Set down all of the data that follows word for word, without the images.

#### COLLECTED DATA ####

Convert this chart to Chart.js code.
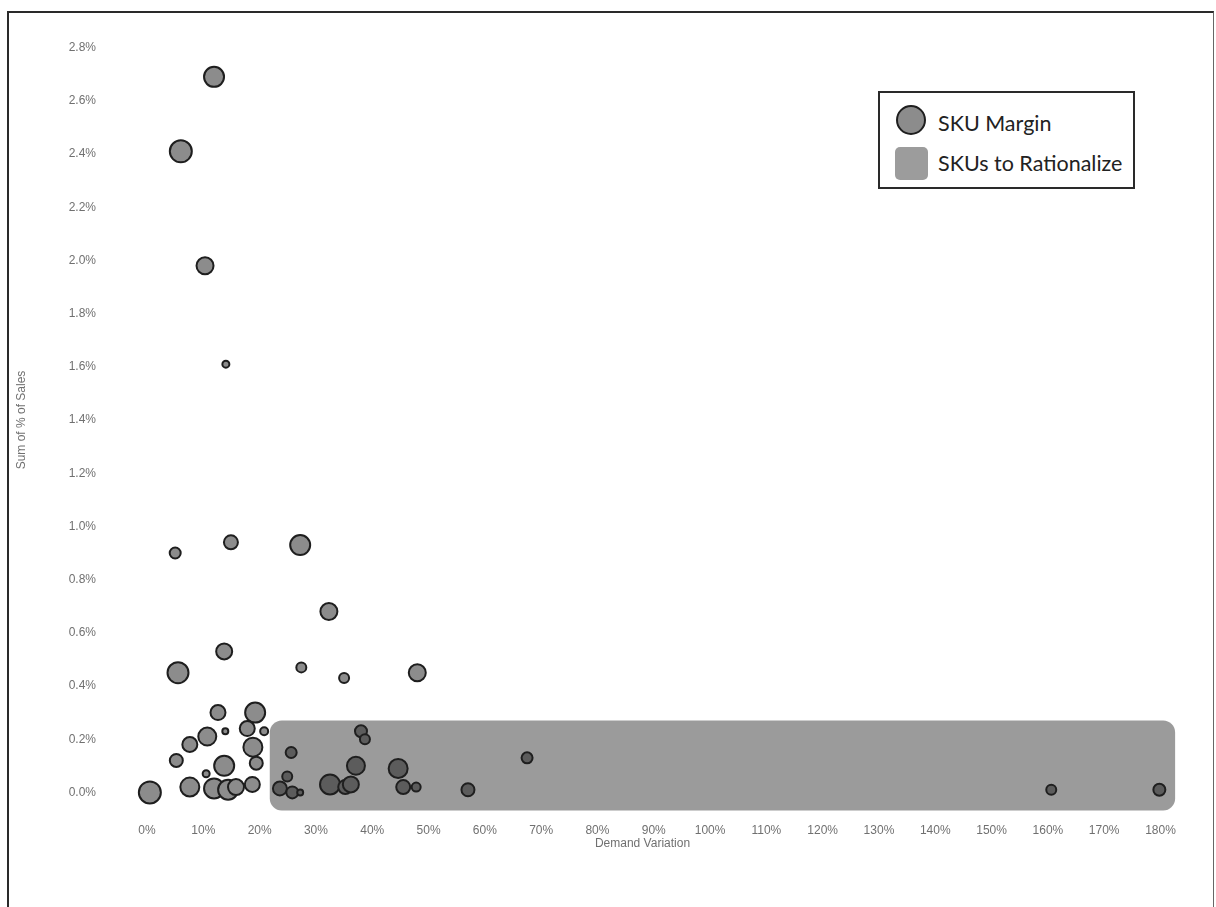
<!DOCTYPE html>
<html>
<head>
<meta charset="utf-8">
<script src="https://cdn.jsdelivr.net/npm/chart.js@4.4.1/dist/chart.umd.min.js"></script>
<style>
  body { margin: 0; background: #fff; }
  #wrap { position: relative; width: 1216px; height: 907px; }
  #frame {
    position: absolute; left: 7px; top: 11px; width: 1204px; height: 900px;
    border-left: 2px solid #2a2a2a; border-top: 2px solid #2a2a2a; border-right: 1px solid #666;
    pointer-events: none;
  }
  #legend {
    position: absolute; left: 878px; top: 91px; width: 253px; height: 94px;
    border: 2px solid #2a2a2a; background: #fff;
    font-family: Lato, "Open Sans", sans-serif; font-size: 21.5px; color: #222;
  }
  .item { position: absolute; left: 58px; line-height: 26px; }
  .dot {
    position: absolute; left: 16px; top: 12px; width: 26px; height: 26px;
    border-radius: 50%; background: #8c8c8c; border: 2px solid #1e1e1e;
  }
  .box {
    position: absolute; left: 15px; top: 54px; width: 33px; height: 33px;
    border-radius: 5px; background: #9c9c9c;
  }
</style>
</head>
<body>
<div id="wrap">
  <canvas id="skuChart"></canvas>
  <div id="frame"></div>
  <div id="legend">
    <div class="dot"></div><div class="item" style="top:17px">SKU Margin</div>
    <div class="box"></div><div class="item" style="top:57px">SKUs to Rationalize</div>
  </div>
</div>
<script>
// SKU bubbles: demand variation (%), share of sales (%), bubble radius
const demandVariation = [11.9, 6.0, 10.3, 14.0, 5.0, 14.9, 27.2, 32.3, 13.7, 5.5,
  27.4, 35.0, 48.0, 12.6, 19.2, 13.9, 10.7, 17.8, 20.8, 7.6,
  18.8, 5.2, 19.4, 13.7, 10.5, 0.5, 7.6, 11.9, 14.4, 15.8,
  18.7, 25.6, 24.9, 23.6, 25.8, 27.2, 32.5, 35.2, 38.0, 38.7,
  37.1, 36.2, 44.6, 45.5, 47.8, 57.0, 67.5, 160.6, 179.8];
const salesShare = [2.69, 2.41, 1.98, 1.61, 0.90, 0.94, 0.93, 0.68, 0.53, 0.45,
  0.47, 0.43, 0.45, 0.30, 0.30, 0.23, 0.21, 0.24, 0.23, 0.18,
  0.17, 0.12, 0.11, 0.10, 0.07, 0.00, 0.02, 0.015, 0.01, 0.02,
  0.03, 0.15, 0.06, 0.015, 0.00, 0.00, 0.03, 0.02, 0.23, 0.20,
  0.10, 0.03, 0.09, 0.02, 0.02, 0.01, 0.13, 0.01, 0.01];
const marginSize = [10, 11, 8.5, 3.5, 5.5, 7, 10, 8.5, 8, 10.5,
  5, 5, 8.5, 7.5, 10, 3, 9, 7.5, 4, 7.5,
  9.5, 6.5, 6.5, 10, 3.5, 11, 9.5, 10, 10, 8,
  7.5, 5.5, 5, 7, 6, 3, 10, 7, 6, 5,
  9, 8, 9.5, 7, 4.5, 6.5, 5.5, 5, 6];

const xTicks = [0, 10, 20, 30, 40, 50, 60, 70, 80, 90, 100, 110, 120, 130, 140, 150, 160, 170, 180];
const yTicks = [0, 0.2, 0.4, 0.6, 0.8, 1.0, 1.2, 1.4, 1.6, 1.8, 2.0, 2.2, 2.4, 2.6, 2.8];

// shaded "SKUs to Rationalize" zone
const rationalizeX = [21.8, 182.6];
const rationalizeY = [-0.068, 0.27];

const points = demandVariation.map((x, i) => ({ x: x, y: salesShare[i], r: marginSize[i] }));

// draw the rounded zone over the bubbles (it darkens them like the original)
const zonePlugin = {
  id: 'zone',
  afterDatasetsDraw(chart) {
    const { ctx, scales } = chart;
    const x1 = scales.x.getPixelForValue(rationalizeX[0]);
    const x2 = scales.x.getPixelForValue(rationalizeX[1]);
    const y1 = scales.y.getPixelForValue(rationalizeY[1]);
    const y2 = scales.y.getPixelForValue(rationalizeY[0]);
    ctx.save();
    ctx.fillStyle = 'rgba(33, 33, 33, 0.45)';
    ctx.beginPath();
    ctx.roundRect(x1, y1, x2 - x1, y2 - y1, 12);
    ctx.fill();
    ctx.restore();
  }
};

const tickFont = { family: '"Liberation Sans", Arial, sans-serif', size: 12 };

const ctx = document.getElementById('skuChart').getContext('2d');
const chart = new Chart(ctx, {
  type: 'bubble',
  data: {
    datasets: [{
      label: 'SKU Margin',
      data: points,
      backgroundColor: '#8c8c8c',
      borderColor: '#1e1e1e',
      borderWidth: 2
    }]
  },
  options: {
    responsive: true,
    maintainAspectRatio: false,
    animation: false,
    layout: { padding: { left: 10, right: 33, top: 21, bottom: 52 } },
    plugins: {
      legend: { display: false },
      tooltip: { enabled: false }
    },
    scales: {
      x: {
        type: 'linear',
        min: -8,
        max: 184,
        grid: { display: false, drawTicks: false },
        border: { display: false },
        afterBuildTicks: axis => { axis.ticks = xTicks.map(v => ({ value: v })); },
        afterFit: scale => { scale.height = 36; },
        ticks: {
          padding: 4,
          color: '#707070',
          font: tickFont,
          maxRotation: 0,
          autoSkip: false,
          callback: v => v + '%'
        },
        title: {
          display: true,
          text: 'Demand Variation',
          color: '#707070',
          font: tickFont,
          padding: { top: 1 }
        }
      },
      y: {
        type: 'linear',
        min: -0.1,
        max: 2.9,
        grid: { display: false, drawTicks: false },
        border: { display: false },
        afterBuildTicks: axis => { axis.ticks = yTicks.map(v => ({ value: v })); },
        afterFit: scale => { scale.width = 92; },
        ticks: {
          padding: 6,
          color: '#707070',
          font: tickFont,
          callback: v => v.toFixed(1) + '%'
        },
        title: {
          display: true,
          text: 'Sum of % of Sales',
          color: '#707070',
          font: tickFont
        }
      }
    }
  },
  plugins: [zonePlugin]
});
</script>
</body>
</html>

####

(FINAL ANSWER)
Convert this chart to Chart.js code.
<!DOCTYPE html>
<html>
<head>
<meta charset="utf-8">
<script src="https://cdn.jsdelivr.net/npm/chart.js@4.4.1/dist/chart.umd.min.js"></script>
<style>
  body { margin: 0; background: #fff; }
  #wrap { position: relative; width: 1216px; height: 907px; }
  #frame {
    position: absolute; left: 7px; top: 11px; width: 1204px; height: 900px;
    border-left: 2px solid #2a2a2a; border-top: 2px solid #2a2a2a; border-right: 1px solid #666;
    pointer-events: none;
  }
  #legend {
    position: absolute; left: 878px; top: 91px; width: 253px; height: 94px;
    border: 2px solid #2a2a2a; background: #fff;
    font-family: Lato, "Open Sans", sans-serif; font-size: 21.5px; color: #222;
  }
  .item { position: absolute; left: 58px; line-height: 26px; }
  .dot {
    position: absolute; left: 16px; top: 12px; width: 26px; height: 26px;
    border-radius: 50%; background: #8c8c8c; border: 2px solid #1e1e1e;
  }
  .box {
    position: absolute; left: 15px; top: 54px; width: 33px; height: 33px;
    border-radius: 5px; background: #9c9c9c;
  }
</style>
</head>
<body>
<div id="wrap">
  <canvas id="skuChart"></canvas>
  <div id="frame"></div>
  <div id="legend">
    <div class="dot"></div><div class="item" style="top:17px">SKU Margin</div>
    <div class="box"></div><div class="item" style="top:57px">SKUs to Rationalize</div>
  </div>
</div>
<script>
// SKU bubbles: demand variation (%), share of sales (%), bubble radius
const demandVariation = [11.9, 6.0, 10.3, 14.0, 5.0, 14.9, 27.2, 32.3, 13.7, 5.5,
  27.4, 35.0, 48.0, 12.6, 19.2, 13.9, 10.7, 17.8, 20.8, 7.6,
  18.8, 5.2, 19.4, 13.7, 10.5, 0.5, 7.6, 11.9, 14.4, 15.8,
  18.7, 25.6, 24.9, 23.6, 25.8, 27.2, 32.5, 35.2, 38.0, 38.7,
  37.1, 36.2, 44.6, 45.5, 47.8, 57.0, 67.5, 160.6, 179.8];
const salesShare = [2.69, 2.41, 1.98, 1.61, 0.90, 0.94, 0.93, 0.68, 0.53, 0.45,
  0.47, 0.43, 0.45, 0.30, 0.30, 0.23, 0.21, 0.24, 0.23, 0.18,
  0.17, 0.12, 0.11, 0.10, 0.07, 0.00, 0.02, 0.015, 0.01, 0.02,
  0.03, 0.15, 0.06, 0.015, 0.00, 0.00, 0.03, 0.02, 0.23, 0.20,
  0.10, 0.03, 0.09, 0.02, 0.02, 0.01, 0.13, 0.01, 0.01];
const marginSize = [10, 11, 8.5, 3.5, 5.5, 7, 10, 8.5, 8, 10.5,
  5, 5, 8.5, 7.5, 10, 3, 9, 7.5, 4, 7.5,
  9.5, 6.5, 6.5, 10, 3.5, 11, 9.5, 10, 10, 8,
  7.5, 5.5, 5, 7, 6, 3, 10, 7, 6, 5,
  9, 8, 9.5, 7, 4.5, 6.5, 5.5, 5, 6];

const xTicks = [0, 10, 20, 30, 40, 50, 60, 70, 80, 90, 100, 110, 120, 130, 140, 150, 160, 170, 180];
const yTicks = [0, 0.2, 0.4, 0.6, 0.8, 1.0, 1.2, 1.4, 1.6, 1.8, 2.0, 2.2, 2.4, 2.6, 2.8];

// shaded "SKUs to Rationalize" zone
const rationalizeX = [21.8, 182.6];
const rationalizeY = [-0.068, 0.27];

const points = demandVariation.map((x, i) => ({ x: x, y: salesShare[i], r: marginSize[i] }));

// draw the rounded zone over the bubbles (it darkens them like the original)
const zonePlugin = {
  id: 'zone',
  afterDatasetsDraw(chart) {
    const { ctx, scales } = chart;
    const x1 = scales.x.getPixelForValue(rationalizeX[0]);
    const x2 = scales.x.getPixelForValue(rationalizeX[1]);
    const y1 = scales.y.getPixelForValue(rationalizeY[1]);
    const y2 = scales.y.getPixelForValue(rationalizeY[0]);
    ctx.save();
    ctx.fillStyle = 'rgba(33, 33, 33, 0.45)';
    ctx.beginPath();
    ctx.roundRect(x1, y1, x2 - x1, y2 - y1, 12);
    ctx.fill();
    ctx.restore();
  }
};

const tickFont = { family: '"Liberation Sans", Arial, sans-serif', size: 12 };

const ctx = document.getElementById('skuChart').getContext('2d');
const chart = new Chart(ctx, {
  type: 'bubble',
  data: {
    datasets: [{
      label: 'SKU Margin',
      data: points,
      backgroundColor: '#8c8c8c',
      borderColor: '#1e1e1e',
      borderWidth: 2
    }]
  },
  options: {
    responsive: true,
    maintainAspectRatio: false,
    animation: false,
    layout: { padding: { left: 10, right: 33, top: 21, bottom: 52 } },
    plugins: {
      legend: { display: false },
      tooltip: { enabled: false }
    },
    scales: {
      x: {
        type: 'linear',
        min: -8,
        max: 184,
        grid: { display: false, drawTicks: false },
        border: { display: false },
        afterBuildTicks: axis => { axis.ticks = xTicks.map(v => ({ value: v })); },
        afterFit: scale => { scale.height = 36; },
        ticks: {
          padding: 4,
          color: '#707070',
          font: tickFont,
          maxRotation: 0,
          autoSkip: false,
          callback: v => v + '%'
        },
        title: {
          display: true,
          text: 'Demand Variation',
          color: '#707070',
          font: tickFont,
          padding: { top: 1 }
        }
      },
      y: {
        type: 'linear',
        min: -0.1,
        max: 2.9,
        grid: { display: false, drawTicks: false },
        border: { display: false },
        afterBuildTicks: axis => { axis.ticks = yTicks.map(v => ({ value: v })); },
        afterFit: scale => { scale.width = 92; },
        ticks: {
          padding: 6,
          color: '#707070',
          font: tickFont,
          callback: v => v.toFixed(1) + '%'
        },
        title: {
          display: true,
          text: 'Sum of % of Sales',
          color: '#707070',
          font: tickFont
        }
      }
    }
  },
  plugins: [zonePlugin]
});
</script>
</body>
</html>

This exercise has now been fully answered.